COUNCIL tax bills in Herefordshire look set to rise by the maximum five per cent next spring, higher than planned, following news of sharp cuts to the funding the county gets from central government.
The council’s medium-term financial strategy, approved back in February, anticipated a 3.99 per cent rise in households’ council tax from April.
But Cabinet member for finance Cllr Pete Stoddart told colleagues last week that under the Government’s recent ‘Fairer Funding Review’ of how it allocates cash to local authorities, “They expect the minimum level of council tax increase to be 4.99 per cent.
“No options; that’s how they’re basing their figures,” he said.
“We’d still love to have it 3.99 per cent, but increasingly it looks like we will not achieve this.”
Something similar happened last year, when the council again planned a 3.99 per cent rise, only for this to be scuppered by the withdrawal of the Government’s £7-million Rural Services Delivery Grant to the county in December, Cllr Stoddart added.
Leader of the county’s minority Conservative administration Cllr Jonathan Lester agreed that the authority will have to review its decision to stay at 3.99 per cent.

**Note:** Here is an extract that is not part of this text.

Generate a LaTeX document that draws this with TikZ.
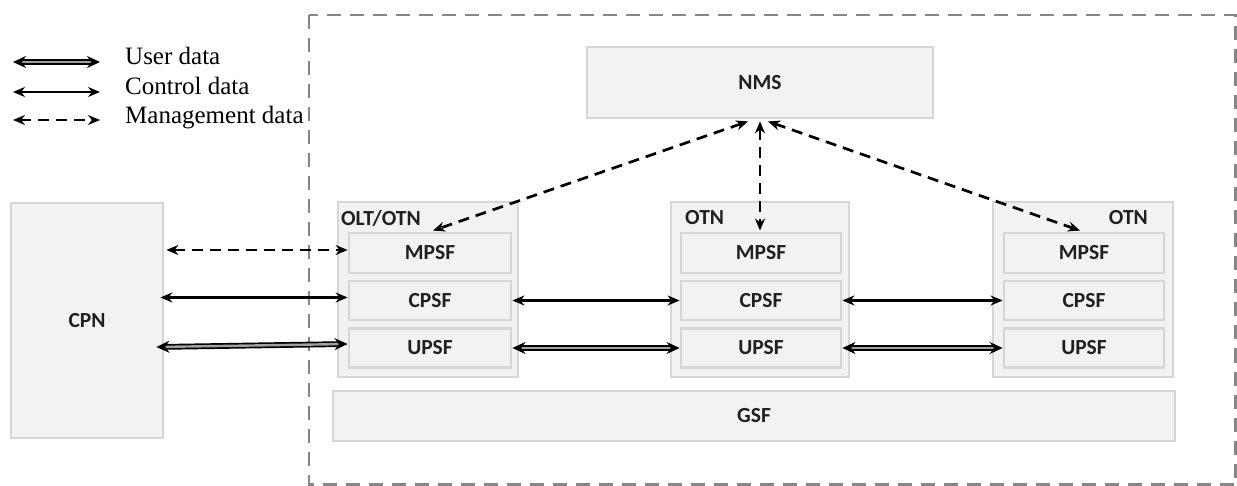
\documentclass[tikz,border=0pt]{standalone}
\usepackage{fontspec}
\setmainfont{Liberation Serif}
\newfontfamily\boxfont{Carlito}
\usetikzlibrary{arrows.meta,calc}

\definecolor{boxfill}{HTML}{F2F2F2}
\definecolor{boxline}{HTML}{D6D6D6}
\definecolor{framegray}{HTML}{868686}
\definecolor{labeltext}{HTML}{202020}
\definecolor{usermid}{HTML}{A0A0A0}

\begin{document}
\begin{tikzpicture}[x=1pt,y=-1pt,
  box/.style={draw=boxline, fill=boxfill, line width=2.8pt, inner sep=0pt,
    font=\boxfont\bfseries\fontsize{21.5}{24}\selectfont, text=labeltext},
  lbl/.style={inner sep=0pt, font=\boxfont\bfseries\fontsize{21.5}{24}\selectfont, text=labeltext},
  legtext/.style={inner sep=0pt, font=\fontsize{25}{28}\selectfont, anchor=base west},
  ctrl/.style={line width=2.7pt,
    {Stealth[length=12pt,width=10pt]}-{Stealth[length=12pt,width=10pt]}},
  mgmt/.style={ctrl, dash pattern=on 11pt off 7pt},
  user/.style={line width=1.7pt, double=usermid, double distance=2.4pt,
    {Stealth[length=13pt,width=12pt]}-{Stealth[length=13pt,width=12pt]}},
  frame/.style={draw=framegray, line width=2.6pt, dash pattern=on 14pt off 9pt}
]
\useasboundingbox (0,0) rectangle (1237,486);

% dashed frame around the network side
\draw[frame] (309,15) rectangle (1235.5,484.5);

% legend
\coordinate (lu1) at (13,62);  \coordinate (lu2) at (100,62);
\coordinate (lc1) at (13,92);  \coordinate (lc2) at (100,92);
\coordinate (lm1) at (13,120); \coordinate (lm2) at (100,120);
\draw[user] (lu1) -- (lu2);
\draw[ctrl] (lc1) -- (lc2);
\draw[mgmt] (lm1) -- (lm2);
\node[legtext] (tu) at (125,65) {User data};
\node[legtext] (tc) at (125,95) {Control data};
\node[legtext] (tm) at (125,124) {Management data};

% customer premises network
\node[box, minimum width=152, minimum height=235] (cpn) at (87,320.5) {CPN};

% network management system
\node[box, minimum width=346, minimum height=71] (nms) at (760,82.5) {NMS};

% node enclosures
\node[box, minimum width=180, minimum height=175] (olt) at (428,289.5) {};
\node[box, minimum width=178, minimum height=175] (otna) at (760,289.5) {};
\node[box, minimum width=180, minimum height=175] (otnb) at (1083,289.5) {};
\node[lbl, anchor=west] (oltl) at (341,218) {OLT/OTN};
\node[lbl, anchor=west] (otnal) at (685,218) {OTN};
\node[lbl, anchor=east] (otnbl) at (1148,218) {OTN};

% functional blocks
\foreach \n/\x/\w in {1/430/162, 2/761/160, 3/1084/160}{
  \node[box, minimum width=\w, minimum height=40] (m\n) at (\x,253) {MPSF};
  \node[box, minimum width=\w, minimum height=39] (c\n) at (\x,300.5) {CPSF};
  \node[box, minimum width=\w, minimum height=39] (u\n) at (\x,348) {UPSF};
}

% general service function
\node[box, minimum width=842, minimum height=50] (gsf) at (754,416) {GSF};

% CPN links
\draw[mgmt] ($(cpn.east |- m1.west)+(2,-3)$) -- ($(m1.west)+(0,-3)$);
\draw[ctrl] ($(cpn.east |- c1.west)+(-4,-3)$) -- ($(c1.west)+(0,-3)$);
\draw[user] ($(cpn.east)+(-8,26.5)$) -- ($(u1.west)+(0,-4)$);

% links between nodes
\draw[ctrl] (c1.east) -- (c2.west);
\draw[ctrl] (c2.east) -- (c3.west);
\draw[user] (u1.east) -- (u2.west);
\draw[user] (u2.east) -- (u3.west);

% management links from NMS
\draw[mgmt] ($(nms.south)+(-12,2)$) -- ($(m1.north)+(3,-1)$);
\draw[mgmt] ($(nms.south)+(0,2)$) -- ($(m2.north)+(-1,-1)$);
\draw[mgmt] ($(nms.south)+(8,2)$) -- ($(m3.north)+(-4,-1)$);
\end{tikzpicture}
\end{document}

Cllr Stoddart added the government’s model on which the changes are based “seems to be targeting us”.
“I could put a political hat on and say we we’re minority Blue rather than Red, and Labour are targeting urban areas because that’s where their voters are,” he said.
The council expects to hear from the Government in late December exactly how much it will get in the coming financial year.
It will then have to ready its revenue budget, which determines the council tax rates for the year ahead, before this is approved by councillors in February.